## Objective
In the material below, find each line holding the string "chart" and copy it.

## Recorded data
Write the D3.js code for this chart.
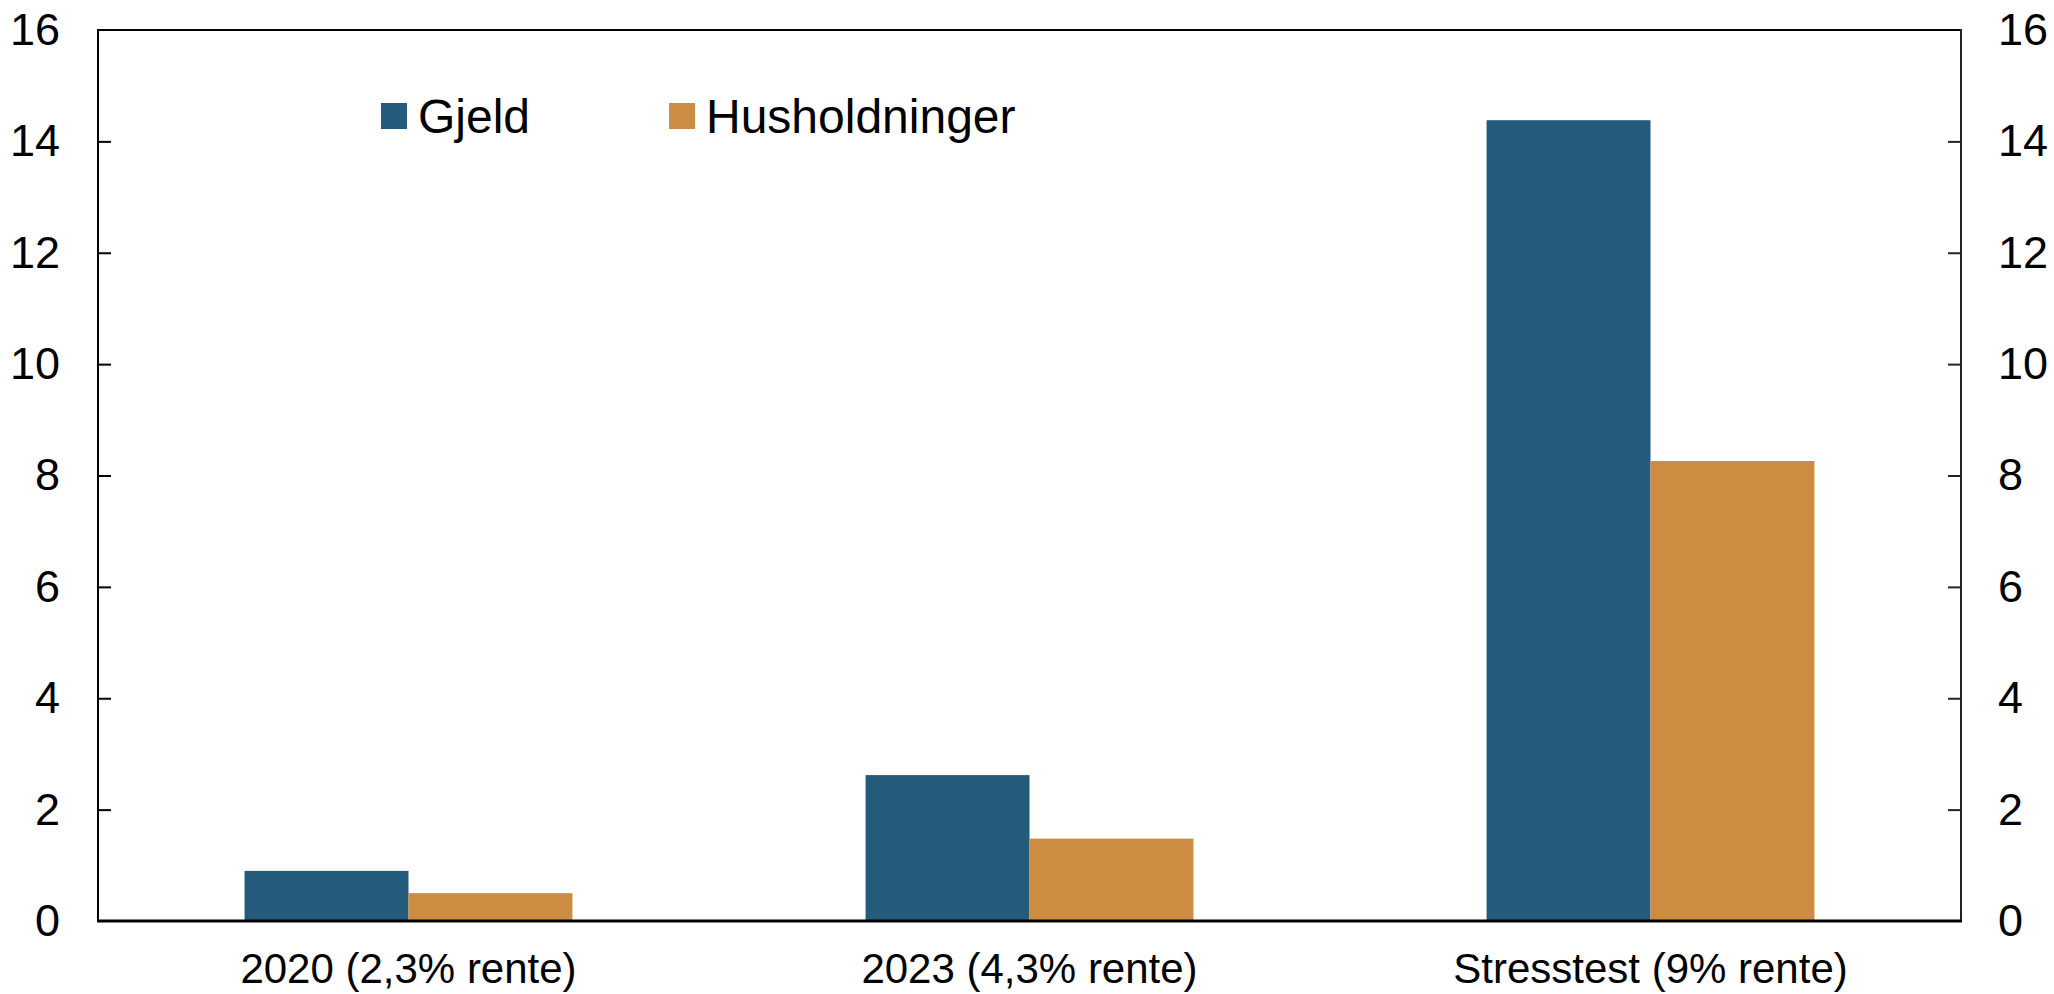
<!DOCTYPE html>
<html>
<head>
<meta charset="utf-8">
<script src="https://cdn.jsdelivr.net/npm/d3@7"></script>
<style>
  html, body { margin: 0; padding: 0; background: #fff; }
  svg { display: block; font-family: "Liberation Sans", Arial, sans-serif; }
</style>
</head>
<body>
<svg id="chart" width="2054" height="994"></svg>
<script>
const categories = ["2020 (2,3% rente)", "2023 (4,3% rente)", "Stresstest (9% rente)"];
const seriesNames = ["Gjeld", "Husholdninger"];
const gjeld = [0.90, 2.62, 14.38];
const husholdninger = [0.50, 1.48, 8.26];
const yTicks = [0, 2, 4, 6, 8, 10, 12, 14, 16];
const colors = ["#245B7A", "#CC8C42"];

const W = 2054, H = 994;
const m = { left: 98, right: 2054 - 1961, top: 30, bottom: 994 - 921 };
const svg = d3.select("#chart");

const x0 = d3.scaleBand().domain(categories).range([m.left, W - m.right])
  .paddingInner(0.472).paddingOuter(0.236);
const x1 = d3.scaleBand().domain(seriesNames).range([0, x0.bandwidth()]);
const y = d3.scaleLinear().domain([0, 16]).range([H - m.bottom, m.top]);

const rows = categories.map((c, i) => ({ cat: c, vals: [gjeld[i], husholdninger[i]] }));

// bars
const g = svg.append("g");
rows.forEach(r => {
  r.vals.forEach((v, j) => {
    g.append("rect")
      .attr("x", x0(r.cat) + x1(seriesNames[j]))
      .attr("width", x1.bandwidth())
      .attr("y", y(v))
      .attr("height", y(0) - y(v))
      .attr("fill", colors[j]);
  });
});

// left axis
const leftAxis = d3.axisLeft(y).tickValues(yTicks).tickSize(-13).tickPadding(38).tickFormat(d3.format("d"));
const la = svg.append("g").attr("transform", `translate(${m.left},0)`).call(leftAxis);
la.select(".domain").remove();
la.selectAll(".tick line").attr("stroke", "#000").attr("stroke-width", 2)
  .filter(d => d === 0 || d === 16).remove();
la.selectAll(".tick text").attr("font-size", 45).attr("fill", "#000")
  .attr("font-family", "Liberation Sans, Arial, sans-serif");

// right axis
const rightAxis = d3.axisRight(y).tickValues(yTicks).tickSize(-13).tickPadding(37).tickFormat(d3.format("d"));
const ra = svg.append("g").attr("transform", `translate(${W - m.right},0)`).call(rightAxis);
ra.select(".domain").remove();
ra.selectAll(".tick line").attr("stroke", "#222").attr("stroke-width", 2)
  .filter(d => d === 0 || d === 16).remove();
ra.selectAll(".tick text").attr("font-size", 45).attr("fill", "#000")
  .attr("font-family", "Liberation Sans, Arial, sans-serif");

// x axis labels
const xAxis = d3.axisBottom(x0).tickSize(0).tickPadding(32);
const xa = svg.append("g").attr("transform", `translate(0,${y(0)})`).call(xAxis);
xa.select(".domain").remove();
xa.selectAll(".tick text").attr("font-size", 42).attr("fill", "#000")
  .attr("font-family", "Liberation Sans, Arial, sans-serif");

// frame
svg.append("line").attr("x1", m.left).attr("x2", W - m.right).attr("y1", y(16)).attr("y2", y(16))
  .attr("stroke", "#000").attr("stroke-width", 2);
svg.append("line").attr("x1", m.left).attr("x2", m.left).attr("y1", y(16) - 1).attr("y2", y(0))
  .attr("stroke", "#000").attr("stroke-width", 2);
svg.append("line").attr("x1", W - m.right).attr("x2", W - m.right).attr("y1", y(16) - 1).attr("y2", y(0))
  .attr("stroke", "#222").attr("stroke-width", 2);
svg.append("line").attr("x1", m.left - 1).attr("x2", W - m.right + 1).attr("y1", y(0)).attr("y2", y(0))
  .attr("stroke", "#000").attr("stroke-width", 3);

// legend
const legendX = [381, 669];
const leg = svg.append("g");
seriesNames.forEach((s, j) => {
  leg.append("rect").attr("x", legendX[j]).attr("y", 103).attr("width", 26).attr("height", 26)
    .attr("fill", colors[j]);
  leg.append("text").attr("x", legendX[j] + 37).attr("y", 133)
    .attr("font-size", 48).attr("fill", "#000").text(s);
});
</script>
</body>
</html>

## Correct answer
Write the D3.js code for this chart.
<svg id="chart" width="2054" height="994"></svg>
const svg = d3.select("#chart");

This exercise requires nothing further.